>>>

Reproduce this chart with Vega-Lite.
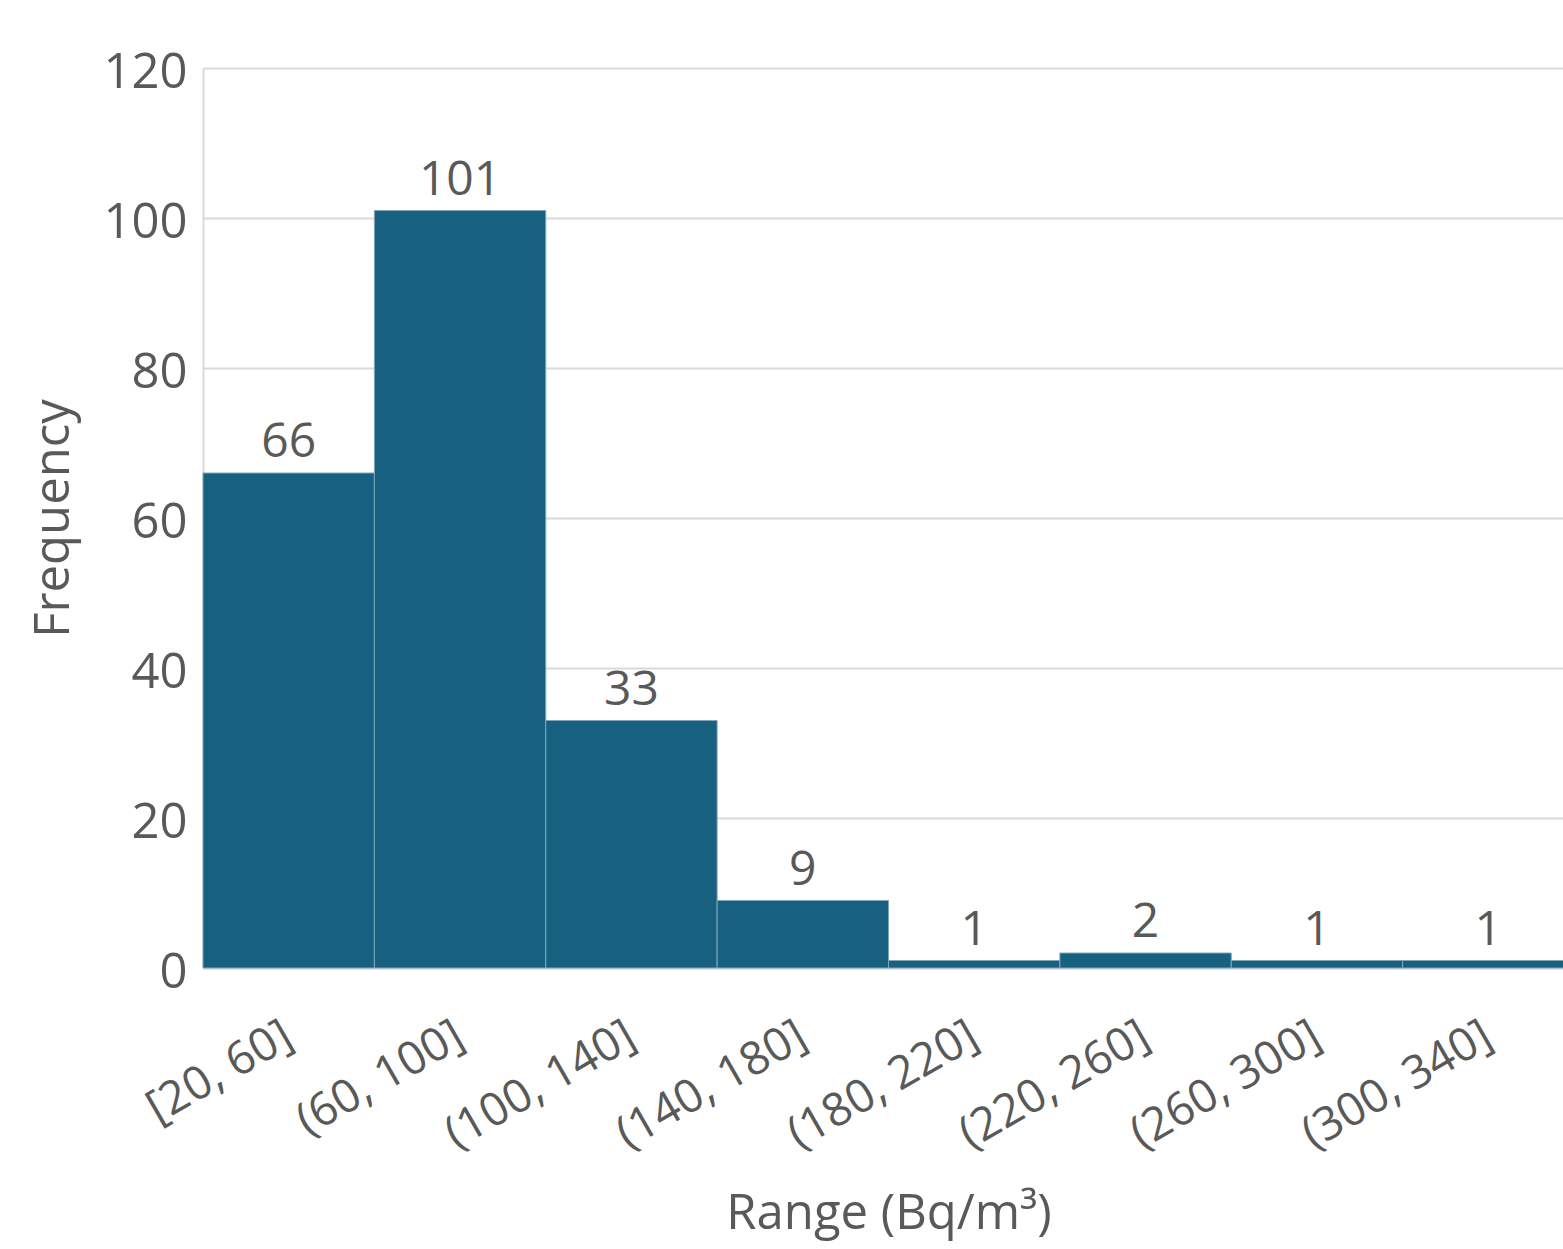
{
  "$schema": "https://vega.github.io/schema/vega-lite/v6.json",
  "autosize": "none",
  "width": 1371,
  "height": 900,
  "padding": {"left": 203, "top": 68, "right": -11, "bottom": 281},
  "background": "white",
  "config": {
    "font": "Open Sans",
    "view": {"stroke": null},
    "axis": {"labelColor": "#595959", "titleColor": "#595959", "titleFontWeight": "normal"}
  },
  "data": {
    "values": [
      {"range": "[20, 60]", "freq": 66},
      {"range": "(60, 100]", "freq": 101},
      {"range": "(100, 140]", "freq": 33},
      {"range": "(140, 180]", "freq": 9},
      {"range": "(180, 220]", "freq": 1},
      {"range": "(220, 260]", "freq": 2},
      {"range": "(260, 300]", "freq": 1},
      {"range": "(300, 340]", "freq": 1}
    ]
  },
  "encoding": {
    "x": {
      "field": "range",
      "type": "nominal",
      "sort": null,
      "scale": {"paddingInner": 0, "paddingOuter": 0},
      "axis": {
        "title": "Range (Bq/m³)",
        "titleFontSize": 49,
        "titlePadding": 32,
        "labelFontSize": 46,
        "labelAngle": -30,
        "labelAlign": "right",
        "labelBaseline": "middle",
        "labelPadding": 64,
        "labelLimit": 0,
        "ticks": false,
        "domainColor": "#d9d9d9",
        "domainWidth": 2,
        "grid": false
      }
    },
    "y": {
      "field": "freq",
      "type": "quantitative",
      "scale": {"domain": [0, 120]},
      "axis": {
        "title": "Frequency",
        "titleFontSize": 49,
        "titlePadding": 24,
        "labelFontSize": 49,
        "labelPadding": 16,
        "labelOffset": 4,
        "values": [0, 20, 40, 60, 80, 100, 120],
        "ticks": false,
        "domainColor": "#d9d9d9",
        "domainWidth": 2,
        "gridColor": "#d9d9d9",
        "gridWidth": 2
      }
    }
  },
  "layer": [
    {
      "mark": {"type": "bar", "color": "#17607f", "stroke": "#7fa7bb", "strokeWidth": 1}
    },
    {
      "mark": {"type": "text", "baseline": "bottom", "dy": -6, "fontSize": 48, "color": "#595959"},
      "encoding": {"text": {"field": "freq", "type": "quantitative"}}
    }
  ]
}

<<<

__THE PROBLEM__
Omit the pictures and output all of the other material exactly.

__COMPLETE RESPONSE__
Reproduce this chart with Vega-Lite.
{
  "$schema": "https://vega.github.io/schema/vega-lite/v6.json",
  "autosize": "none",
  "width": 1371,
  "height": 900,
  "padding": {"left": 203, "top": 68, "right": -11, "bottom": 281},
  "background": "white",
  "config": {
    "font": "Open Sans",
    "view": {"stroke": null},
    "axis": {"labelColor": "#595959", "titleColor": "#595959", "titleFontWeight": "normal"}
  },
  "data": {
    "values": [
      {"range": "[20, 60]", "freq": 66},
      {"range": "(60, 100]", "freq": 101},
      {"range": "(100, 140]", "freq": 33},
      {"range": "(140, 180]", "freq": 9},
      {"range": "(180, 220]", "freq": 1},
      {"range": "(220, 260]", "freq": 2},
      {"range": "(260, 300]", "freq": 1},
      {"range": "(300, 340]", "freq": 1}
    ]
  },
  "encoding": {
    "x": {
      "field": "range",
      "type": "nominal",
      "sort": null,
      "scale": {"paddingInner": 0, "paddingOuter": 0},
      "axis": {
        "title": "Range (Bq/m³)",
        "titleFontSize": 49,
        "titlePadding": 32,
        "labelFontSize": 46,
        "labelAngle": -30,
        "labelAlign": "right",
        "labelBaseline": "middle",
        "labelPadding": 64,
        "labelLimit": 0,
        "ticks": false,
        "domainColor": "#d9d9d9",
        "domainWidth": 2,
        "grid": false
      }
    },
    "y": {
      "field": "freq",
      "type": "quantitative",
      "scale": {"domain": [0, 120]},
      "axis": {
        "title": "Frequency",
        "titleFontSize": 49,
        "titlePadding": 24,
        "labelFontSize": 49,
        "labelPadding": 16,
        "labelOffset": 4,
        "values": [0, 20, 40, 60, 80, 100, 120],
        "ticks": false,
        "domainColor": "#d9d9d9",
        "domainWidth": 2,
        "gridColor": "#d9d9d9",
        "gridWidth": 2
      }
    }
  },
  "layer": [
    {
      "mark": {"type": "bar", "color": "#17607f", "stroke": "#7fa7bb", "strokeWidth": 1}
    },
    {
      "mark": {"type": "text", "baseline": "bottom", "dy": -6, "fontSize": 48, "color": "#595959"},
      "encoding": {"text": {"field": "freq", "type": "quantitative"}}
    }
  ]
}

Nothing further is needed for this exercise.